I hope this doesn't sound like boasting, but I'm really excited and a little astonished to be doing things like this. When I started studying anime, I thought I'd be pretty much on my own. But now I discover that there are all kinds of people studying all kinds of popular culture across the world. Sure, I always knew that in the abstract. But once you actually go meet people from countries that were only names on a map before, and find that you have some very different experiences but also some common points of changes things.

It's all so fresh to me, this global aca-fan community. It's both like and unlike non-academic fandom. I find in general that academic gatherings -even about pop culture- involve a lot more career-building maneuvering: what will look good on my cv?

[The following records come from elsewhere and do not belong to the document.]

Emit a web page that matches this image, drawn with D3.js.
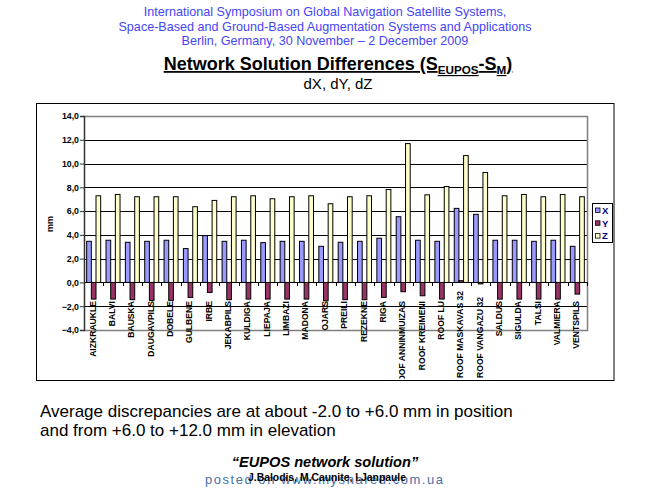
<!DOCTYPE html>
<html>
<head>
<meta charset="utf-8">
<script src="https://cdn.jsdelivr.net/npm/d3@7"></script>
<style>
  html, body { margin: 0; padding: 0; background: #fff; }
  svg { display: block; font-family: "Liberation Sans", Arial, sans-serif; }
</style>
</head>
<body>
<svg id="chart" width="650" height="488"></svg>
<script>
// ---- data ----
const headerLines = [
  "International Symposium on Global Navigation Satellite Systems,",
  "Space-Based and Ground-Based Augmentation Systems and Applications",
  "Berlin, Germany, 30 November \u2013 2 December 2009"
];
const categories = [
  "AIZKRAUKLE", "BALVI", "BAUSKA", "DAUGAVPILS", "DOBELE", "GULBENE", "IRBE",
  "JEKABPILS", "KULDIGA", "LIEPAJA", "LIMBAZI", "MADONA", "OJARS", "PREILI",
  "REZEKNE", "RIGA", "ROOF ANNINMUIZAS", "ROOF KREIMENI", "ROOF LU",
  "ROOF MASKAVAS 32", "ROOF VANGAZU 32", "SALDUS", "SIGULDA", "TALSI",
  "VALMIERA", "VENTSPILS"
];
const seriesNames = ["X", "Y", "Z"];
const xValues = [3.46, 3.55, 3.38, 3.46, 3.55, 2.85, 3.94, 3.46, 3.55, 3.35, 3.46, 3.46, 3.04,
                 3.38, 3.46, 3.72, 5.53, 3.55, 3.46, 6.23, 5.73, 3.55, 3.55, 3.46, 3.55, 3.04];
const yValues = [-1.40, -1.40, -1.45, -1.51, -1.51, -1.26, -0.84, -1.45, -1.40, -1.40, -1.40, -1.40, -1.54,
                 -1.45, -1.45, -1.26, -0.78, -1.12, -1.40, 0.15, -0.12, -1.40, -1.40, -1.40, -1.40, -0.98];
const zValues = [7.29, 7.40, 7.21, 7.21, 7.21, 6.37, 6.90, 7.21, 7.29, 7.04, 7.21, 7.29, 6.62,
                 7.21, 7.29, 7.82, 11.68, 7.37, 8.07, 10.67, 9.25, 7.29, 7.40, 7.21, 7.40, 7.21];
const yTicks = [-4, -2, 0, 2, 4, 6, 8, 10, 12, 14];
const yAxisTitle = "mm";
const seriesColors = ["#9999FF", "#993366", "#FFFFCC"];
const bottomLine1 = "Average discrepancies are at about -2.0 to +6.0 mm in position";
const bottomLine2 = "and from +6.0 to +12.0 mm in elevation";
const quoteText = "\u201CEUPOS network solution\u201D";
const watermark = "posted on www.myshared.com.ua";
const authors = "J.Balodis, M.Caunite, I.Janpaule";

// ---- drawing ----
const svg = d3.select("#chart");
svg.append("rect").attr("width", 650).attr("height", 488).attr("fill", "#fff");

// header
svg.selectAll("text.hdr").data(headerLines).join("text")
  .attr("class", "hdr")
  .attr("x", 325).attr("y", (d, i) => 16 + i * 14.5)
  .attr("text-anchor", "middle")
  .attr("font-size", 12.6).attr("fill", "#4545f5")
  .text(d => d);

// title
const title = svg.append("text")
  .attr("x", 338).attr("y", 70)
  .attr("text-anchor", "middle")
  .attr("font-size", 18).attr("font-weight", "bold")
  .attr("text-decoration", "underline")
  .attr("fill", "#000");
title.append("tspan").text("Network Solution Differences (S");
title.append("tspan").attr("font-size", 11.7).attr("dy", 4).text("EUPOS");
title.append("tspan").attr("dy", -4).text("-S");
title.append("tspan").attr("font-size", 11.7).attr("dy", 4).text("M");
title.append("tspan").attr("dy", -4).text(")");

svg.append("text")
  .attr("x", 338).attr("y", 89)
  .attr("text-anchor", "middle")
  .attr("font-size", 15).attr("fill", "#000")
  .text("dX, dY, dZ");

// chart box
svg.append("rect")
  .attr("x", 36.5).attr("y", 103.5).attr("width", 577.5).attr("height", 277)
  .attr("fill", "none").attr("stroke", "#000").attr("stroke-width", 1);

const plot = { left: 84, right: 587, top: 116, bottom: 330 };
const y = d3.scaleLinear().domain([-4, 14]).range([plot.bottom, plot.top]);
const x = d3.scaleBand().domain(categories).range([plot.left, plot.right])
  .paddingInner(0.276).paddingOuter(0.138);
const xs = d3.scaleBand().domain(seriesNames).range([0, x.bandwidth()]);

// gridlines
svg.append("g").selectAll("line").data(yTicks.filter(t => t > -4 && t < 14)).join("line")
  .attr("x1", plot.left).attr("x2", plot.right)
  .attr("y1", d => Math.round(y(d)) + 0.5).attr("y2", d => Math.round(y(d)) + 0.5)
  .attr("stroke", "#000").attr("stroke-width", 1);

// plot border (gray) top, right, bottom
svg.append("path")
  .attr("d", `M${plot.left},${Math.round(y(14)) + 0.5}H${plot.right + 0.5}V${Math.round(y(-4)) + 0.5}H${plot.left}`)
  .attr("fill", "none").attr("stroke", "#808080").attr("stroke-width", 1.5);

// bars
const seriesData = [xValues, yValues, zValues];
const rows = [];
categories.forEach((c, i) => {
  seriesNames.forEach((s, j) => rows.push({ c, s, j, v: seriesData[j][i] }));
});
svg.append("g").selectAll("rect").data(rows).join("rect")
  .attr("x", d => x(d.c) + xs(d.s))
  .attr("width", xs.bandwidth())
  .attr("y", d => Math.min(y(d.v), y(0)))
  .attr("height", d => Math.abs(y(d.v) - y(0)))
  .attr("fill", d => seriesColors[d.j])
  .attr("stroke", "#000").attr("stroke-width", 1);

// zero axis line
svg.append("line")
  .attr("x1", plot.left).attr("x2", plot.right)
  .attr("y1", Math.round(y(0)) + 0.5).attr("y2", Math.round(y(0)) + 0.5)
  .attr("stroke", "#000").attr("stroke-width", 1.2);

// category ticks
const step = x.step();
svg.append("g").selectAll("line").data(d3.range(categories.length + 1)).join("line")
  .attr("x1", i => Math.round(plot.left + i * step) + 0.5)
  .attr("x2", i => Math.round(plot.left + i * step) + 0.5)
  .attr("y1", Math.round(y(0))).attr("y2", Math.round(y(0)) + 4)
  .attr("stroke", "#000");

// y axis
const yAxis = d3.axisLeft(y).tickValues(yTicks).tickSizeOuter(0).tickSize(4)
  .tickFormat(d => d3.format(".1f")(d).replace(".", ","));
const gy = svg.append("g").attr("transform", `translate(${plot.left},0)`).call(yAxis);
gy.select(".domain").attr("stroke", "#333").attr("stroke-width", 1.5);
gy.selectAll(".tick line").attr("stroke", "#333");
gy.selectAll(".tick text")
  .attr("font-family", "'Liberation Sans', Arial, sans-serif")
  .attr("font-size", 8.8).attr("font-weight", "bold").attr("fill", "#000")
  .attr("x", -5);

// y axis title
svg.append("text")
  .attr("transform", "translate(50,224) rotate(-90)")
  .attr("text-anchor", "middle").attr("dy", "0.35em")
  .attr("font-size", 9).attr("font-weight", "bold").attr("fill", "#000")
  .text(yAxisTitle);

// category labels (clipped at chart box)
svg.append("clipPath").attr("id", "lblclip").append("rect")
  .attr("x", 36).attr("y", 103).attr("width", 578).attr("height", 275.5);
const lblG = svg.append("g").attr("clip-path", "url(#lblclip)");
const lbls = lblG.selectAll("text").data(categories).join("text")
  .attr("text-anchor", "end").attr("dy", "0.35em")
  .attr("font-size", 8.6).attr("font-weight", "bold").attr("fill", "#000")
  .text(d => d);
lbls.each(function (d) {
  const len = this.getComputedTextLength();
  let top = 301;
  // labels ending with a number are lifted so they fit inside the box
  if (/\d$/.test(d) && len > 77) top = 378 - len;
  d3.select(this).attr("transform", `translate(${x(d) + x.bandwidth() / 2 - 1},${top}) rotate(-90)`);
});

// legend
const lg = svg.append("g");
lg.append("rect").attr("x", 592.5).attr("y", 203.5).attr("width", 20).attr("height", 39)
  .attr("fill", "#fff").attr("stroke", "#000");
seriesNames.forEach((s, j) => {
  const cy = 210.5 + j * 12.8;
  lg.append("rect").attr("x", 595.5).attr("y", cy - 2.5).attr("width", 4.5).attr("height", 4.5)
    .attr("fill", seriesColors[j]).attr("stroke", "#000").attr("stroke-width", 0.8);
  lg.append("text").attr("x", 602).attr("y", cy).attr("dy", "0.35em")
    .attr("font-size", 9.5).attr("font-weight", "bold").attr("fill", "#000080").text(s);
});

// bottom text
svg.append("text").attr("x", 40).attr("y", 417).attr("font-size", 17).attr("fill", "#000").text(bottomLine1);
svg.append("text").attr("x", 40).attr("y", 436).attr("font-size", 17).attr("fill", "#000").text(bottomLine2);
svg.append("text").attr("x", 325).attr("y", 467).attr("text-anchor", "middle")
  .attr("font-size", 14.6).attr("font-weight", "bold").attr("font-style", "italic")
  .attr("fill", "#000").text(quoteText);
svg.append("text").attr("x", 205).attr("y", 484)
  .attr("font-size", 13).attr("fill", "#4a6fa5")
  .attr("textLength", 238).attr("lengthAdjust", "spacing")
  .text(watermark);
svg.append("text").attr("x", 248).attr("y", 481)
  .attr("font-size", 10).attr("font-weight", "bold").attr("fill", "#000")
  .attr("textLength", 158).attr("lengthAdjust", "spacingAndGlyphs")
  .text(authors);
</script>
</body>
</html>
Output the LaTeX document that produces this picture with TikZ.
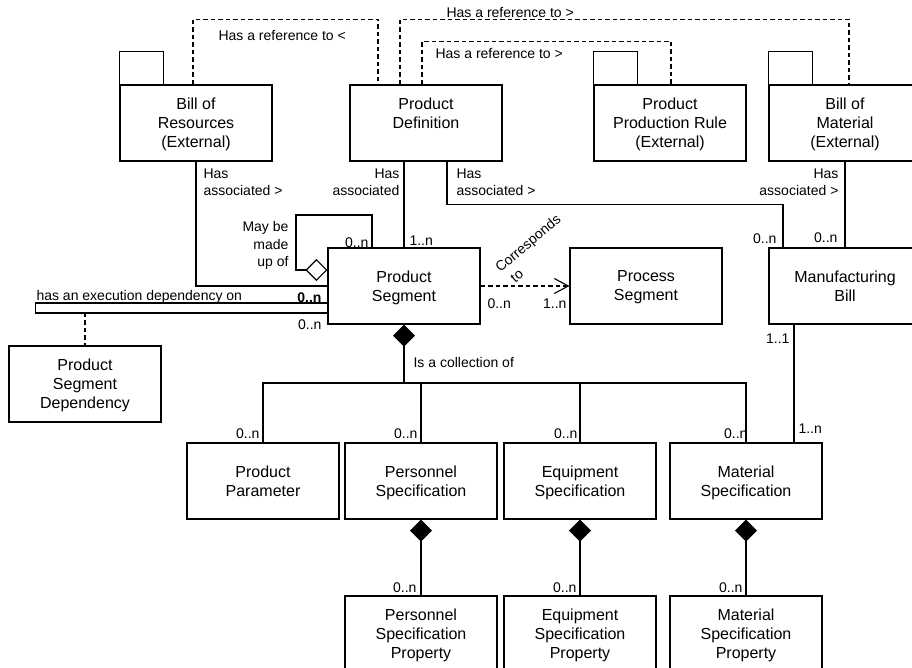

Can I get a publishing deal out of this? And so on. But in the end, academics are also a bunch of geeks who like to sit around and argue about everything from human rights and international relations to the relative popularity of Korean and Japanese idol singers. The difference is more in the certain kinds of language you have to use (fan and academic jargon) and also in the restrictions on who can join (because face it, university degrees cost a whole lotta money.)

Well, maybe I'll write more about my actual experiences in Germany when I get back. Or maybe not. I'm always unsure of what I should write about here. Professionalism is a difficult discourse to handle when it comes to new media. What is proper to blog about? What will hurt my prospects? How public or private is this writing? Well, I don't know. In the meantime, I hope I can make a worthwhile contribution at the workshop!